Friday, August 1, 2014

Europe By Train #7: Budapest: Finding the Past



Merre va Margit Hid? Where is Margaret Bridge?


No offense, only affection for both: Prague is the cool, chic, with-it sister while Budapest is the wry intellectual in arty vintage clothing. 


During our six-hour train ride to Budapest, we chatted with an Aussie couple bound for a Danube cruise and two young Scots sampling the local bar culture. Travel creates sudden intimacy and then you never see them again. Yet somehow they stick with you.


Located on the Pest side of the Danube, the Keleti railway station is vast and old, witness to the sweep of history, armies of many nations, peoples on the move. 



The city wears her age with pride, her buildings gray and brown, in need of an update, but who cares? 
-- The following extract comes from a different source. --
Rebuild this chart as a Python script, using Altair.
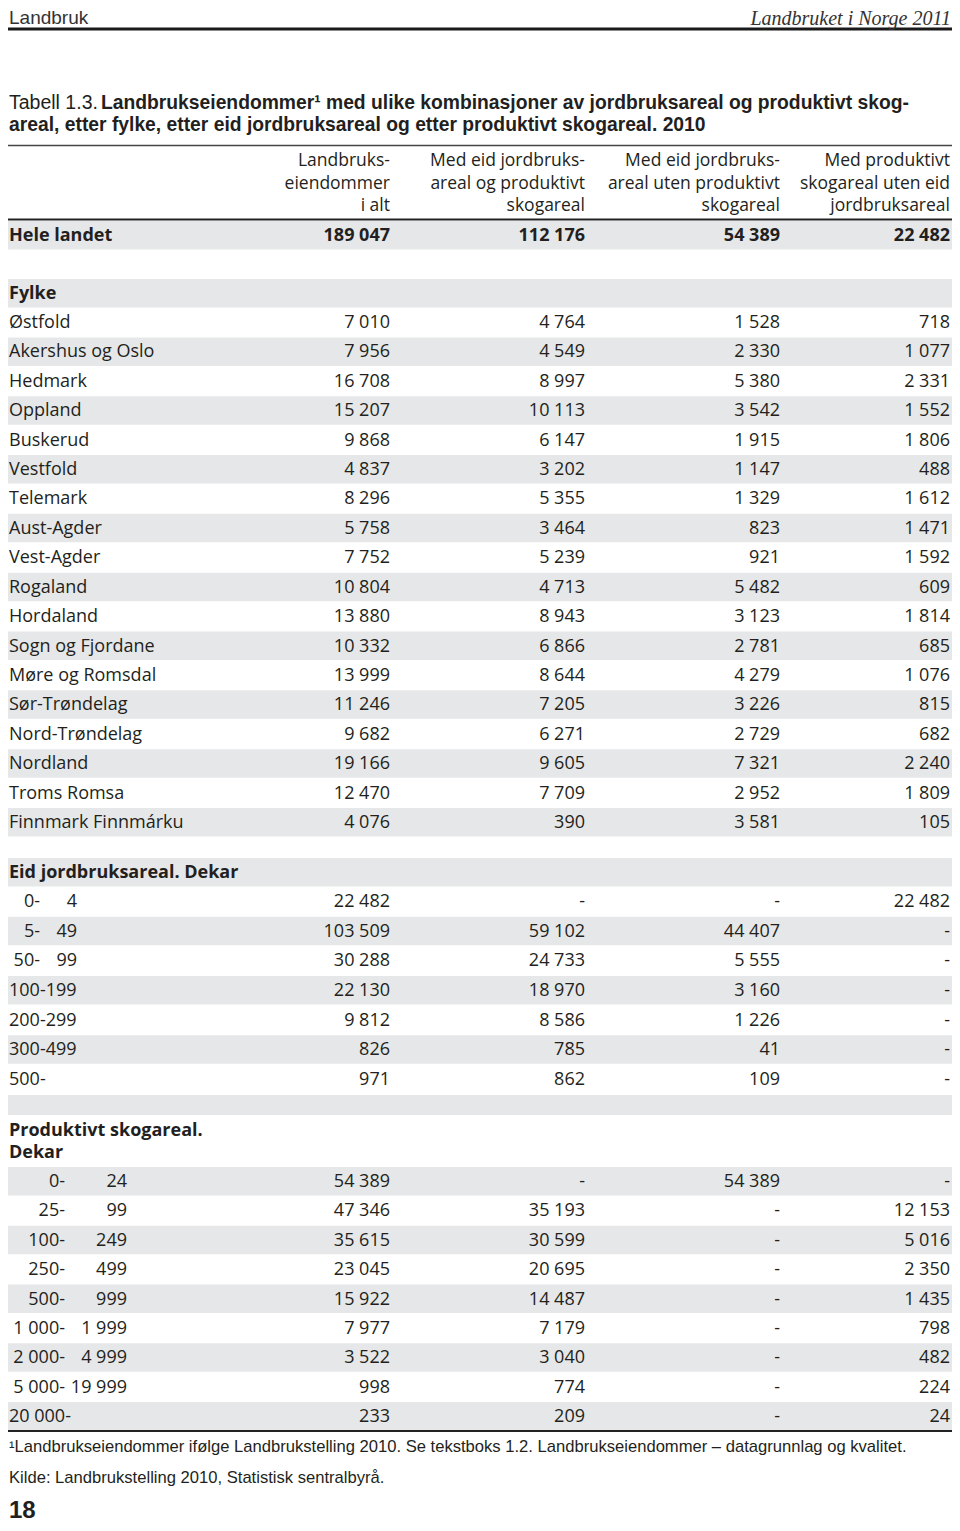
import altair as alt
import pandas as pd

# ---------------- data ----------------
col_headers = [
    ["Landbruks-", "eiendommer", "i alt"],
    ["Med eid jordbruks-", "areal og produktivt", "skogareal"],
    ["Med eid jordbruks-", "areal uten produktivt", "skogareal"],
    ["Med produktivt", "skogareal uten eid", "jordbruksareal"],
]
hele_landet = [189047, 112176, 54389, 22482]

fylke_names = ["Østfold", "Akershus og Oslo", "Hedmark", "Oppland", "Buskerud", "Vestfold",
               "Telemark", "Aust-Agder", "Vest-Agder", "Rogaland", "Hordaland",
               "Sogn og Fjordane", "Møre og Romsdal", "Sør-Trøndelag", "Nord-Trøndelag",
               "Nordland", "Troms Romsa", "Finnmark Finnmárku"]
fylke_i_alt = [7010, 7956, 16708, 15207, 9868, 4837, 8296, 5758, 7752, 10804, 13880,
               10332, 13999, 11246, 9682, 19166, 12470, 4076]
fylke_begge = [4764, 4549, 8997, 10113, 6147, 3202, 5355, 3464, 5239, 4713, 8943,
               6866, 8644, 7205, 6271, 9605, 7709, 390]
fylke_uten_skog = [1528, 2330, 5380, 3542, 1915, 1147, 1329, 823, 921, 5482, 3123,
                   2781, 4279, 3226, 2729, 7321, 2952, 3581]
fylke_uten_jord = [718, 1077, 2331, 1552, 1806, 488, 1612, 1471, 1592, 609, 1814,
                   685, 1076, 815, 682, 2240, 1809, 105]

eid_lo = ["0-", "5-", "50-", "100-199", "200-299", "300-499", "500-"]
eid_hi = ["4", "49", "99", "", "", "", ""]
eid_i_alt = [22482, 103509, 30288, 22130, 9812, 826, 971]
eid_begge = [None, 59102, 24733, 18970, 8586, 785, 862]
eid_uten_skog = [None, 44407, 5555, 3160, 1226, 41, 109]
eid_uten_jord = [22482, None, None, None, None, None, None]

skog_lo = ["0-", "25-", "100-", "250-", "500-", "1 000-", "2 000-", "5 000-", "20 000-"]
skog_hi = ["24", "99", "249", "499", "999", "1 999", "4 999", "19 999", ""]
skog_i_alt = [54389, 47346, 35615, 23045, 15922, 7977, 3522, 998, 233]
skog_begge = [None, 35193, 30599, 20695, 14487, 7179, 3040, 774, 209]
skog_uten_skog = [54389, None, None, None, None, None, None, None, None]
skog_uten_jord = [None, 12153, 5016, 2350, 1435, 798, 482, 224, 24]

page_left = "Landbruk"
page_right = "Landbruket i Norge 2011"
title_prefix = "Tabell 1.3."
title_line1 = "Landbrukseiendommer¹ med ulike kombinasjoner av jordbruksareal og produktivt skog-"
title_line2 = "areal, etter fylke, etter eid jordbruksareal og etter produktivt skogareal. 2010"
sec_fylke = "Fylke"
sec_eid = "Eid jordbruksareal. Dekar"
sec_skog = ["Produktivt skogareal.", "Dekar"]
footnote = "¹Landbrukseiendommer ifølge Landbrukstelling 2010. Se tekstboks 1.2. Landbrukseiendommer – datagrunnlag og kvalitet."
source = "Kilde:  Landbrukstelling 2010, Statistisk sentralbyrå."
page_no = "18"

# ---------------- layout ----------------
BODY = "Open Sans"
COND = "Liberation Sans"
SERIF = "Liberation Serif"
INK = "#231f20"
GRAY = "#e6e7e8"
W, H = 944, 1515
LEFT, RIGHT = 8, 952      # band / rule extent (page pixels)
TX = 9                    # left text anchor
col_right = [390, 585, 780, 950]

xs = alt.Scale(domain=[8, 8 + W], range=[0, W], nice=False, zero=False)
ys = alt.Scale(domain=[8, 8 + H], range=[0, H], nice=False, zero=False)


def fmt(v):
    return "-" if v is None else f"{v:,}".replace(",", " ")


body_left, body_right, bold_left, bold_right, lo_right = [], [], [], [], []
stripes = []


def add_values(vals, y, target):
    for c, v in enumerate(vals):
        target.append({"x": col_right[c], "y": y, "text": fmt(v)})


def stripe(y):
    stripes.append({"x1": LEFT, "x2": RIGHT, "y1": y - 15, "y2": y + 13.5})


# Hele landet
y = 236
stripe(y)
bold_left.append({"x": TX, "y": y, "text": "Hele landet"})
add_values(hele_landet, y, bold_right)

# Fylke
y = 294
stripe(y)
bold_left.append({"x": TX, "y": y, "text": sec_fylke})
for i, name in enumerate(fylke_names):
    y = 323 + i * 29.41
    if i % 2 == 1:
        stripe(y)
    body_left.append({"x": TX, "y": y, "text": name})
    add_values([fylke_i_alt[i], fylke_begge[i], fylke_uten_skog[i], fylke_uten_jord[i]], y, body_right)

# Eid jordbruksareal
y = 873
stripe(y)
bold_left.append({"x": TX, "y": y, "text": sec_eid})
for j in range(len(eid_lo)):
    y = 902 + j * 29.67
    if j % 2 == 1:
        stripe(y)
    if eid_hi[j]:
        lo_right.append({"x": 40, "y": y, "text": eid_lo[j]})
        lo_right.append({"x": 77, "y": y, "text": eid_hi[j]})
    else:
        body_left.append({"x": TX, "y": y, "text": eid_lo[j]})
    add_values([eid_i_alt[j], eid_begge[j], eid_uten_skog[j], eid_uten_jord[j]], y, body_right)

# empty band
stripes.append({"x1": LEFT, "x2": RIGHT, "y1": 1095, "y2": 1115})

# Produktivt skogareal
bold_left.append({"x": TX, "y": 1131, "text": sec_skog[0]})
bold_left.append({"x": TX, "y": 1153, "text": sec_skog[1]})
for k in range(len(skog_lo)):
    y = 1182 + k * 29.375
    if k % 2 == 0:
        stripe(y)
    if skog_hi[k]:
        lo_right.append({"x": 65, "y": y, "text": skog_lo[k]})
        lo_right.append({"x": 127, "y": y, "text": skog_hi[k]})
    else:
        body_left.append({"x": TX, "y": y, "text": skog_lo[k]})
    add_values([skog_i_alt[k], skog_begge[k], skog_uten_skog[k], skog_uten_jord[k]], y, body_right)

header_cells = []
for c, lines in enumerate(col_headers):
    for li, t in enumerate(lines):
        header_cells.append({"x": col_right[c], "y": 161 + li * 22.5, "text": t})

rules = pd.DataFrame([
    {"x1": LEFT, "x2": 952, "y": 29, "w": 3.0, "c": "#1a1a1a"},
    {"x1": LEFT, "x2": RIGHT, "y": 145.5, "w": 1.7, "c": "#444444"},
    {"x1": LEFT, "x2": RIGHT, "y": 219.5, "w": 2.2, "c": "#222222"},
    {"x1": LEFT, "x2": RIGHT, "y": 1431, "w": 2.2, "c": "#222222"},
])


def tlayer(rows, align, font, size, weight="normal", style="normal", color=INK):
    return alt.Chart(pd.DataFrame(rows)).mark_text(
        align=align, baseline="middle", font=font, fontSize=size,
        fontWeight=weight, fontStyle=style, color=color,
    ).encode(
        x=alt.X("x:Q", scale=xs, axis=None),
        y=alt.Y("y:Q", scale=ys, axis=None),
        text="text:N",
    )


stripe_layer = alt.Chart(pd.DataFrame(stripes)).mark_rect(color=GRAY).encode(
    x=alt.X("x1:Q", scale=xs, axis=None), x2="x2:Q",
    y=alt.Y("y1:Q", scale=ys, axis=None), y2="y2:Q",
)

rule_layers = []
for _, r in rules.iterrows():
    rule_layers.append(
        alt.Chart(pd.DataFrame([r.to_dict()])).mark_rule(strokeWidth=r["w"], color=r["c"]).encode(
            x=alt.X("x1:Q", scale=xs, axis=None), x2="x2:Q",
            y=alt.Y("y:Q", scale=ys, axis=None),
        )
    )

layers = [stripe_layer] + rule_layers + [
    tlayer([{"x": TX, "y": 18, "text": page_left}], "left", COND, 19, color="#333333"),
    tlayer([{"x": 951, "y": 18.5, "text": page_right}], "right", SERIF, 20, style="italic", color="#333333"),
    tlayer([{"x": TX, "y": 103, "text": title_prefix}], "left", COND, 19.5),
    tlayer([{"x": 101, "y": 103, "text": title_line1}, {"x": TX, "y": 125, "text": title_line2}],
           "left", COND, 19.3, weight="bold"),
    tlayer(header_cells, "right", BODY, 17.5),
    tlayer(bold_left, "left", BODY, 18, weight="bold"),
    tlayer(bold_right, "right", BODY, 18, weight="bold"),
    tlayer(body_left, "left", BODY, 18),
    tlayer(body_right, "right", BODY, 18),
    tlayer(lo_right, "right", BODY, 18),
    tlayer([{"x": TX, "y": 1447, "text": footnote}], "left", COND, 16.6),
    tlayer([{"x": TX, "y": 1478, "text": source}], "left", COND, 16.6),
    tlayer([{"x": TX, "y": 1511, "text": page_no}], "left", COND, 24, weight="bold"),
]

chart = alt.layer(*layers).properties(
    width=W, height=H, padding=0, autosize=alt.AutoSizeParams(type="none"),
    background="white",
).configure_view(stroke=None)

chart.save("out.html", embed_options={"renderer": "svg", "actions": False})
Across the river, Buda is even older, dominated by Castle Hill, a citadel against the 13C Mongol hordes. 


The most recent invaders were booted out twenty-five years ago and Russians come now only as tourists. "We don't like them," our Czech taxi driver had said. "They are arrogant." In Prague and Budapest, museums mark their Communist past, a source of mockery in both countries.


The Nazi regime is another story, still evoking shivers of fear and hate. We had come to Budapest to ask "Merre va Margit Bridge?" Where is Margaret Bridge? And "Merre va Deak Ferencz utca 21?"— a bridge and a street, landmarks of my family's life. My nieces’ grandmother, Annie, and younger sister, Vali, had lived with their widowed mother, Rose Gabor, at Deak Ferencz utca 21 in the center of Pest. Then in 1944, the first Jewish deportees were sent to Auschwitz—in freight trains that may have left from Keleti Station. The family was torn apart, forced to hide in three Christian homes on the Buda hillsides. On the day of their road not taken, a bitter reunion took place when they were arrested by Hungarian Arrow Cross fascists and marched toward Margit Bridge. 
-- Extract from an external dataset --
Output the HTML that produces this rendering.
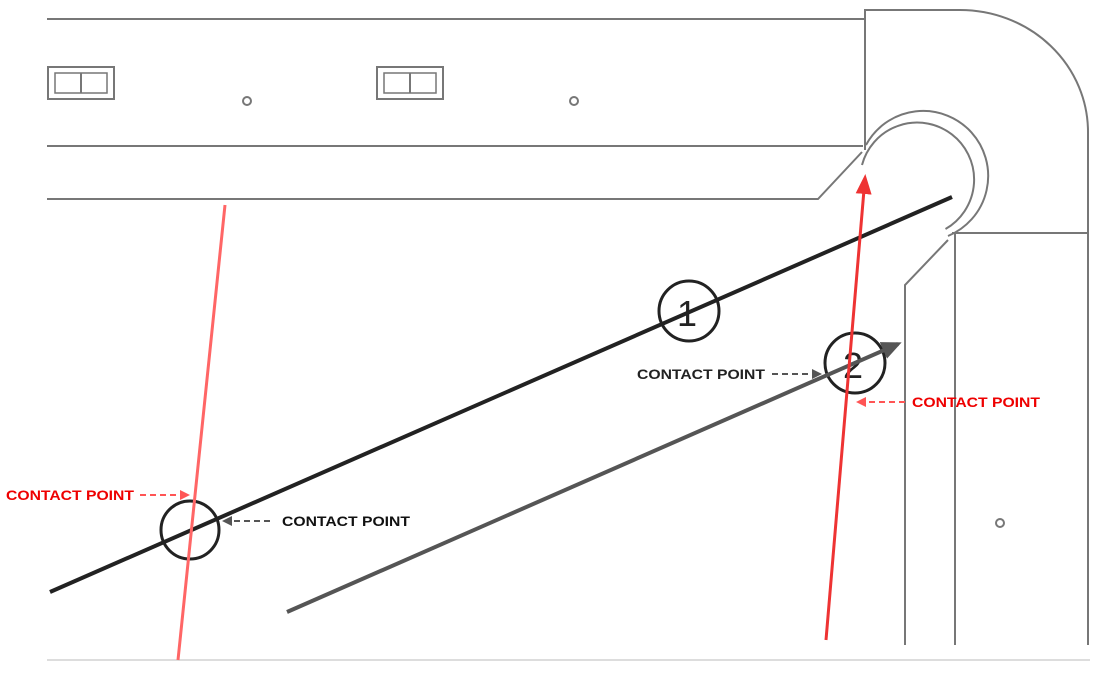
<!DOCTYPE html>
<html><head><meta charset="utf-8"><style>
html,body{margin:0;padding:0;background:#fff;}
svg{display:block;}
text{font-family:"Liberation Sans",Arial,sans-serif;font-weight:bold;font-size:14px;}
</style></head><body>
<svg width="1096" height="673" viewBox="0 0 1096 673" xmlns="http://www.w3.org/2000/svg">
<defs>
<marker id="ag" markerWidth="10" markerHeight="10" refX="8" refY="5" orient="auto" markerUnits="userSpaceOnUse"><path d="M0,0 L10,5 L0,10 z" fill="#555"/></marker>
<marker id="ar" markerWidth="10" markerHeight="10" refX="8" refY="5" orient="auto" markerUnits="userSpaceOnUse"><path d="M0,0 L10,5 L0,10 z" fill="#f55"/></marker>
<marker id="ag2" markerWidth="20" markerHeight="18" refX="16" refY="9" orient="auto" markerUnits="userSpaceOnUse"><path d="M0,0 L20,9 L0,18 z" fill="#555"/></marker>
<marker id="ar2" markerWidth="20" markerHeight="16" refX="16" refY="8" orient="auto" markerUnits="userSpaceOnUse"><path d="M0,0 L20,8 L0,16 z" fill="#e33"/></marker>
</defs>
<g stroke="#777" stroke-width="2" fill="none">
<line x1="47" y1="19" x2="865" y2="19"/>
<line x1="47" y1="146" x2="863" y2="146"/>
<polyline points="47,199 818,199 862,152"/>
<path d="M865,150 L865,10 L960,10 A128,122 0 0 1 1088,132 L1088,233 L952,233"/>
<path d="M862,165 A57,57 0 1 1 945.5,229"/>
<path d="M866,145 A65,65 0 1 1 948,236"/>
<polyline points="905,645 905,285 948,240"/>
<line x1="955" y1="233" x2="955" y2="645"/>
<line x1="1088" y1="233" x2="1088" y2="645"/>
<rect x="48" y="67" width="66" height="32" stroke-width="2"/>
<rect x="55" y="73" width="52" height="20" stroke-width="1.5"/>
<line x1="81" y1="73" x2="81" y2="93"/>
<rect x="377" y="67" width="66" height="32"/>
<rect x="384" y="73" width="52" height="20" stroke-width="1.5"/>
<line x1="410" y1="73" x2="410" y2="93"/>
<circle cx="247" cy="101" r="4"/>
<circle cx="574" cy="101" r="4"/>
<circle cx="1000" cy="523" r="4"/>
</g>
<line x1="47" y1="660" x2="1090" y2="660" stroke="#ddd" stroke-width="2"/>
<g stroke="#222" stroke-width="3" fill="none">
<circle cx="190" cy="530" r="29"/>
<circle cx="689" cy="311" r="30"/>
<circle cx="855" cy="363" r="30"/>
</g>
<text x="677" y="326" fill="#222" style="font-size:36px;font-weight:normal">1</text>
<text x="843" y="378" fill="#222" style="font-size:36px;font-weight:normal">2</text>
<line x1="50" y1="592" x2="952" y2="197" stroke="#222" stroke-width="4"/>
<line x1="287" y1="612" x2="898" y2="344" stroke="#555" stroke-width="4" marker-end="url(#ag2)"/>
<line x1="225" y1="205" x2="178" y2="660" stroke="#f66" stroke-width="3"/>
<line x1="826" y1="640" x2="865" y2="178" stroke="#e33" stroke-width="3" marker-end="url(#ar2)"/>
<text x="6" y="500" fill="#e00" textLength="128" lengthAdjust="spacingAndGlyphs">CONTACT POINT</text>
<line x1="140" y1="495" x2="188" y2="495" stroke="#f55" stroke-width="2" stroke-dasharray="6,4" marker-end="url(#ar)"/>
<text x="282" y="526" fill="#111" textLength="128" lengthAdjust="spacingAndGlyphs">CONTACT POINT</text>
<line x1="270" y1="521" x2="224" y2="521" stroke="#555" stroke-width="2" stroke-dasharray="6,4" marker-end="url(#ag)"/>
<text x="637" y="379" fill="#222" textLength="128" lengthAdjust="spacingAndGlyphs">CONTACT POINT</text>
<line x1="772" y1="374" x2="820" y2="374" stroke="#555" stroke-width="2" stroke-dasharray="6,4" marker-end="url(#ag)"/>
<text x="912" y="407" fill="#e00" textLength="128" lengthAdjust="spacingAndGlyphs">CONTACT POINT</text>
<line x1="905" y1="402" x2="858" y2="402" stroke="#f55" stroke-width="2" stroke-dasharray="6,4" marker-end="url(#ar)"/>
</svg>
</body></html>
Rose, seeing a work unit walking along the river, pulled her girls into that line—in the blink of an eye changing their fates, and that of my family itself. Without her quick thinking, my two wonderful nieces would have never been born.


We stood on that bridge corner imagining those horrific days, the soldiers, the fear. Unable to return to their home, Rose turned to a Christian friend, Lily, who sheltered them through the war. Despite heavy bombing, the old stone building at Deak Ferencz utca 21 endured. Here is its courtyard.


Ann's mother ran her couture business below their central Pest apartment, its front balcony now overlooking a busy pedestrian mall. 


The apartment is not far from the Parliament, with Margit Bridge in the distance.



Just south of the Parliament is the memorial to Jews shot into the Danube by fascist Arrow Cross militiamen. 


It is like a punch in the gut to see the bronzed shoes lined up along the quay. 


The cruel scene evoked in mute simplicity...the shoes old and worn, a child's beside his mother's...


Delicate button-ups and high-heels, workboots, all facing the river. The cold black water below...the silence...and then the bullets, and cries as family and friends fall into the river. Shot in the back.


This was late in the war when the railroads were busy, I was told later by a traveler on the Vienna-bound train. They were in a hurry. It was easy. Practical.


It is impossible to walk the streets of Europe without the visceral experience of history. The passage of time, regimes, lives, deaths. The statue or plaque of a famous person now unknown. 


The ordinary street corner where a mother made a quick, life-changing decision. 

Each building has a story to tell. Stories. Our Gerloczy Hotel was once a private residence. Who bathed in our blue claw foot tub? Whose photos are on the wall?






We sit in its graceful café, trying to shake off the ghosts that linger around us in this soulful city. City of souls.


The funicular up to Castle Hill gives us a long shot of history, new bridges built to replace those bombed by Hitler in the desperate last days. 


On top red and yellow cranes hover over old copper roofs and crumbling rock foundations.



Elsewhere on Buda, cranes chew up Soviet-era high rises, preparing for the new future.



Life goes on.


As our lives go on, yet we are changed by what we have seen here.